The key to housing affordability is diversity, an Illawarra-based director believes.
Joint Modular is an award-winning design-build company delivering a variety of architecturally-designed spaces from studios to granny flats and entire houses.
This includes creating flat-pack homes at their North Wollongong workshop, where they build all the walls, roof structure and joinery that goes inside the houses.
Director Brent Dunn said that the growing popularity of secondary dwellings was “one answer” to tackling some of the region’s housing issues. “I think the key to affordability is diversity,” he said.
“I think it’s offering a product that is a lot higher design and construction quality outcome than a standard spec-built home.
“It’s a little bit more expensive… There’s no magic bullet for construction costs in Australia, they’re high, and if you want quality you’ve got to pay for it.”
Mr Dunn said recent years have seen a surge in demand for secondary dwellings, as housing affordability and population increases have resulted in many reassessing the value and potential utility of their property.
“In response to this demand, Joint Modular has been formed by the architects in partnership with a builder to offer a design-lead construction service,” he said.
“A modular, semi-prefabricated building system has been developed, with various user options to accommodate differing budget requirements.”
Mr Dunn said their building process enabled them to reach a quality of construction that would not be possible in many cases unless there was a lot more time spent on-site.
He said they had “adapted a forklift to turn into a mini-crane, and that gets loaded on to a series of cradles that get loaded on to a semi and taken to site”.
“Our buildings are delivered with completed exterior walls in the panels. The most recent one we’re doing near Byron Bay, it’s a building that once the floor platform was there… We’re three weeks in now, and the roof will be on by the end of this week.”
Mr Dunn said it was about “fitting into that in-between part of the market where there’s two big areas that we’re targeting”.
“You have the granny flats, the secondary dwellings, the number of properties that people have at the moment that do have the opportunity to within their own property address some of the population pressures that we have at the moment.

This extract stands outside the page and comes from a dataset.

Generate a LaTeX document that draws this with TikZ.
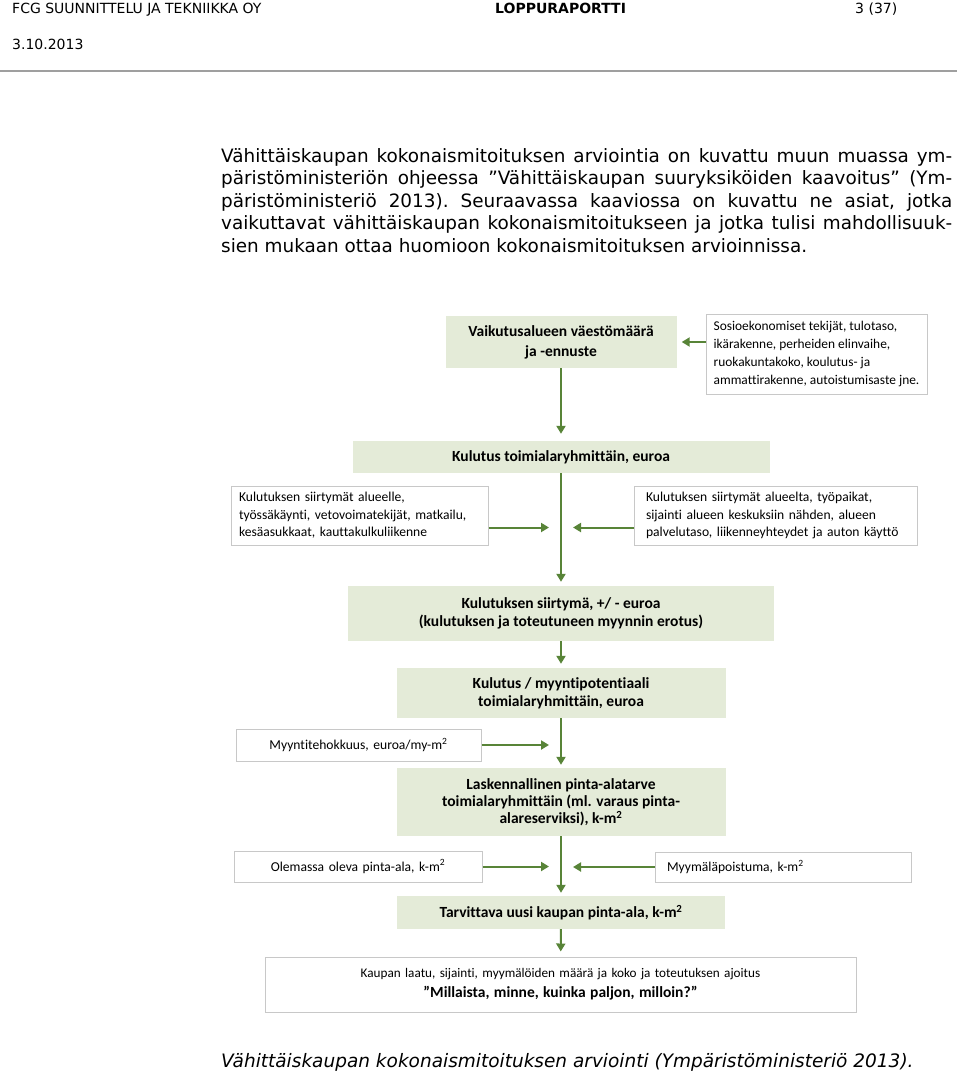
\documentclass[tikz,border=0pt]{standalone}
\usepackage{fontspec}
\setmainfont{Carlito}[Ligatures=CommonOff]
\newfontfamily\pagefont{DejaVu Sans}
\usetikzlibrary{arrows.meta}
\definecolor{boxgreen}{RGB}{228,235,216}
\definecolor{arrowgreen}{RGB}{88,132,56}
\definecolor{boxgray}{RGB}{200,200,200}

\begin{document}
\begin{tikzpicture}[x=1pt,y=-1pt,
    headtext/.style={anchor=base west,inner sep=0pt,font=\pagefont\fontsize{14}{16}\selectfont},
    bodyline/.style={anchor=base west,inner sep=0pt,font=\pagefont\fontsize{18.4}{22.5}\selectfont\frenchspacing},
    greenbox/.style={fill=boxgreen,inner sep=0pt,align=center,
      font=\fontsize{15.5}{18}\selectfont\bfseries},
    whitebox/.style={draw=boxgray,line width=1pt,fill=white,inner xsep=8pt,inner ysep=0pt,
      font=\fontsize{13.6}{17.5}\selectfont},
    arr/.style={draw=arrowgreen,line width=2pt,-{Triangle[length=8pt,width=9pt]}}]
  \useasboundingbox (0,0) rectangle (960,1073);
  \node[headtext] (firm) at (12,14) {FCG SUUNNITTELU JA TEKNIIKKA OY};
  \node[headtext,font=\pagefont\bfseries\fontsize{14}{16}\selectfont] (report) at (495,14) {LOPPURAPORTTI};
  \node[headtext] (page) at (855,14) {3 (37)};
  \node[headtext] (date) at (12,49) {3.10.2013};
  \draw[gray!75,line width=2pt] (0,71) -- (957,71);

  \node[bodyline] (line1) at (221,162) {\makebox[731pt][s]{Vähittäiskaupan kokonaismitoituksen arviointia on kuvattu muun muassa ym-}};
  \node[bodyline] (line2) at (221,184.5) {\makebox[731pt][s]{päristöministeriön ohjeessa ”Vähittäiskaupan suuryksiköiden kaavoitus” (Ym-}};
  \node[bodyline] (line3) at (221,207) {\makebox[731pt][s]{päristöministeriö 2013). Seuraavassa kaaviossa on kuvattu ne asiat, jotka}};
  \node[bodyline] (line4) at (221,229.5) {\makebox[731pt][s]{vaikuttavat vähittäiskaupan kokonaismitoitukseen ja jotka tulisi mahdollisuuk-}};
  \node[bodyline] (line5) at (221,252) {sien mukaan ottaa huomioon kokonaismitoituksen arvioinnissa.};

  \node[greenbox,minimum width=231pt,minimum height=52pt,font=\fontsize{15.5}{20}\selectfont\bfseries] (vaesto) at (561,342)
    {Vaikutusalueen väestömäärä\\ja -ennuste};
  \node[whitebox,minimum width=221pt,minimum height=80pt,inner xsep=0pt,align=left,
    font=\fontsize{13.4}{18}\selectfont] (sosio) at (816.5,354)
    {Sosioekonomiset tekijät, tulotaso,\\ ikärakenne, perheiden elinvaihe,\\ ruokakuntakoko, koulutus- ja\\ ammattirakenne, autoistumisaste jne.};
  \node[greenbox,minimum width=417pt,minimum height=32pt] (kulutus) at (561,457)
    {Kulutus toimialaryhmittäin, euroa};
  \node[whitebox,minimum height=59pt,text width=241pt,align=left] (alueelle) at (359.5,515.5)
    {Kulutuksen siirtymät alueelle,\\ työssäkäynti, vetovoimatekijät, matkailu,\\ kesäasukkaat, kauttakulkuliikenne};
  \node[whitebox,minimum height=59pt,text width=259pt,inner xsep=12pt,align=left] (alueelta) at (775.5,515.5)
    {Kulutuksen siirtymät alueelta, työpaikat,\\ sijainti alueen keskuksiin nähden, alueen\\ palvelutaso, liikenneyhteydet ja auton käyttö};
  \node[greenbox,minimum width=426pt,minimum height=55pt] (siirtyma) at (561,613.5)
    {Kulutuksen siirtymä, +/ - euroa\\ (kulutuksen ja toteutuneen myynnin erotus)};
  \node[greenbox,minimum width=329pt,minimum height=50pt] (potentiaali) at (561,693)
    {Kulutus / myyntipotentiaali\\ toimialaryhmittäin, euroa};
  \node[whitebox,minimum height=32pt,text width=229pt,align=center] (teho) at (358.5,745)
    {Myyntitehokkuus, euroa/my-m\textsuperscript{2}};
  \node[greenbox,minimum width=329pt,minimum height=68pt,font=\fontsize{15.5}{17}\selectfont\bfseries] (laskennallinen) at (561,802)
    {Laskennallinen pinta-alatarve\\ toimialaryhmittäin (ml. varaus pinta-\\ alareserviksi), k-m\textsuperscript{2}};
  \node[whitebox,minimum height=31pt,text width=232pt,align=center] (olemassa) at (358,866.5)
    {Olemassa oleva pinta-ala, k-m\textsuperscript{2}};
  \node[whitebox,minimum height=30pt,text width=232pt,align=left,inner xsep=12pt] (poistuma) at (783,867)
    {Myymäläpoistuma, k-m\textsuperscript{2}};
  \node[greenbox,minimum width=328pt,minimum height=33pt] (tarvittava) at (561,912.5)
    {Tarvittava uusi kaupan pinta-ala, k-m\textsuperscript{2}};
  \node[whitebox,minimum height=55pt,text width=575pt,align=center,font=\fontsize{13.2}{20}\selectfont] (kaupan) at (560.5,984.5)
    {Kaupan laatu, sijainti, myymälöiden määrä ja koko ja toteutuksen ajoitus\\
     \textbf{\fontsize{15.5}{20}\selectfont ”Millaista, minne, kuinka paljon, milloin?”}};

  \draw[arr,shorten >=5pt] (sosio.west |- vaesto.east) -- (vaesto.east);
  \draw[arr,shorten >=7pt] (vaesto) -- (kulutus);
  \draw[arr,shorten >=4pt] (kulutus) -- (siirtyma);
  \draw[arr,shorten >=12pt] ([yshift=-12pt]alueelle.east) -- ([yshift=-12pt]alueelle.east -| kulutus.south);
  \draw[arr,shorten >=12pt] ([yshift=-12pt]alueelta.west) -- ([yshift=-12pt]alueelta.west -| kulutus.south);
  \draw[arr,shorten >=4pt] (siirtyma) -- (potentiaali);
  \draw[arr,shorten >=3pt] (potentiaali) -- (laskennallinen);
  \draw[arr,shorten >=12pt] (teho.east) -- (teho.east -| potentiaali.south);
  \draw[arr,shorten >=3pt] (laskennallinen) -- (tarvittava);
  \draw[arr,shorten >=12pt] (olemassa.east) -- (olemassa.east -| laskennallinen.south);
  \draw[arr,shorten >=12pt] (poistuma.west) -- (poistuma.west -| laskennallinen.south);
  \draw[arr,shorten >=5pt] (tarvittava) -- (kaupan);

  \node (caption) at (221,1067) [anchor=base west,inner sep=0pt,font=\pagefont\itshape\fontsize{18.5}{20}\selectfont]
    {Vähittäiskaupan kokonaismitoituksen arviointi (Ympäristöministeriö 2013).};
\end{tikzpicture}
\end{document}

“There’s just not enough land around, so it does make sense to build small and build things that are built with a certain longevity to them, so that the quality is high.”
Mr Dunn said the population pressure in the region is higher than many realised.
“We have got some issues surrounding land availability… That means property prices are high and that means you really have to look very hard to see if your property is actually being utilised for what it could be utilised for, for your needs.
“That’s not to say everybody should be doing the same thing.
“There’s a diverse range of answers to the challenges that we’re facing.”